- Born: August 30, 1989 (age 37) Suginami, Japan
- Genres: Classical
- Occupation: Soloist
- Instrument: Flute

= Seiya Ueno =

Japanese flutist (born 1989)

Seiya Ueno (上野 星矢, Ueno Seiya) is a Japanese flutist and soloist.

==Career==
Ueno began playing the flute at the age of 9. He studied at the Tokyo University of the Arts under Yuko Yamada and Megumi Horie, before studying at the Conservatoire de Paris under Philippe Bernold, Vincent Lucas, and Sophie Cherrier.
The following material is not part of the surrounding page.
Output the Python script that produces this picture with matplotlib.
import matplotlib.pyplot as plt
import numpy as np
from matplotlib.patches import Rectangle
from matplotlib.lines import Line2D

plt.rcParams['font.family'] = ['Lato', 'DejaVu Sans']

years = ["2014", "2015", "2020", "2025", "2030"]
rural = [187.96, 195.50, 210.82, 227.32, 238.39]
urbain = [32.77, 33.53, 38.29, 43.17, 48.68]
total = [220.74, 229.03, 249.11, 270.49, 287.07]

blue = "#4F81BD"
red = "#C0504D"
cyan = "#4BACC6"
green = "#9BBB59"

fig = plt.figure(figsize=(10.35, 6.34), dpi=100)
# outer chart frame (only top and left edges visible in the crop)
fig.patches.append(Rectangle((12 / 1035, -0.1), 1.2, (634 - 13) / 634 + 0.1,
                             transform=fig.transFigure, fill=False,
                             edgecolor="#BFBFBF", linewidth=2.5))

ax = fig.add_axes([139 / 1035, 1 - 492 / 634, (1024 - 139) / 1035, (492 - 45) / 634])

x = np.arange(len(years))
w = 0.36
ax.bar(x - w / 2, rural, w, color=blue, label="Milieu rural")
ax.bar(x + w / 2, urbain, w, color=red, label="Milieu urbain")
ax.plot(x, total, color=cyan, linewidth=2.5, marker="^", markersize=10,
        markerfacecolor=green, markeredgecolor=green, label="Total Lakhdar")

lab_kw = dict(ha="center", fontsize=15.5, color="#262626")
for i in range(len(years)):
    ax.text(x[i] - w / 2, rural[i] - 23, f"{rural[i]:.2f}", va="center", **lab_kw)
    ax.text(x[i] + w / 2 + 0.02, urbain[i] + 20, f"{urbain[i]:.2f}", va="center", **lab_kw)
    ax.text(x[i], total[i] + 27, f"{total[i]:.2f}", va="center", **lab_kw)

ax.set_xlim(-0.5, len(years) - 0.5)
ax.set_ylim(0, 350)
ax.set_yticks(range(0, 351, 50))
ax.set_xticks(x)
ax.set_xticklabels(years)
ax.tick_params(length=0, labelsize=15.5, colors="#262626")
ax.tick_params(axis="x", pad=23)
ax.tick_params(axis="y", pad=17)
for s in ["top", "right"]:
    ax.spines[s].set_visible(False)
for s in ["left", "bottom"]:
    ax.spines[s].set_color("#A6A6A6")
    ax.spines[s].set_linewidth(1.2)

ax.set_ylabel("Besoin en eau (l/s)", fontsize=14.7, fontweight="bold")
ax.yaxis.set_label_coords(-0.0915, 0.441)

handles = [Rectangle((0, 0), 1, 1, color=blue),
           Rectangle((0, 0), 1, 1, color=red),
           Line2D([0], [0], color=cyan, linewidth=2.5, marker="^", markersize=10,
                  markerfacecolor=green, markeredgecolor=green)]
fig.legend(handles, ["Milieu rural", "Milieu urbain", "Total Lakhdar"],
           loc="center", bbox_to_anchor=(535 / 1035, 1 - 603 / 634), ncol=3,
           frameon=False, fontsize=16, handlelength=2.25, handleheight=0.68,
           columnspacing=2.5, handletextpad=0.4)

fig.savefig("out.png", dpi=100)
He won the 2008 Jean-Pierre Rampal International Competition, as well as first prize at the 59th Student Music Competition of Japan, first prize at the 5th Japan Wind and Percussion Competition, first prize at the 5th Osaka International Music Competition, and second prize at the 79th Music Competition of Japan. He was also a first prize winner at the 2014 Young Concert Artists International Auditions.

He has performed as a soloist with the Tokyo Symphony Orchestra, Czech Philharmonic Octet, New Japan Philharmonic, and Saito Kinen Orchestra.

He is a flute professor at the Osaka College of Music, and was a jury member at the 2021 Cluj International Music Competition.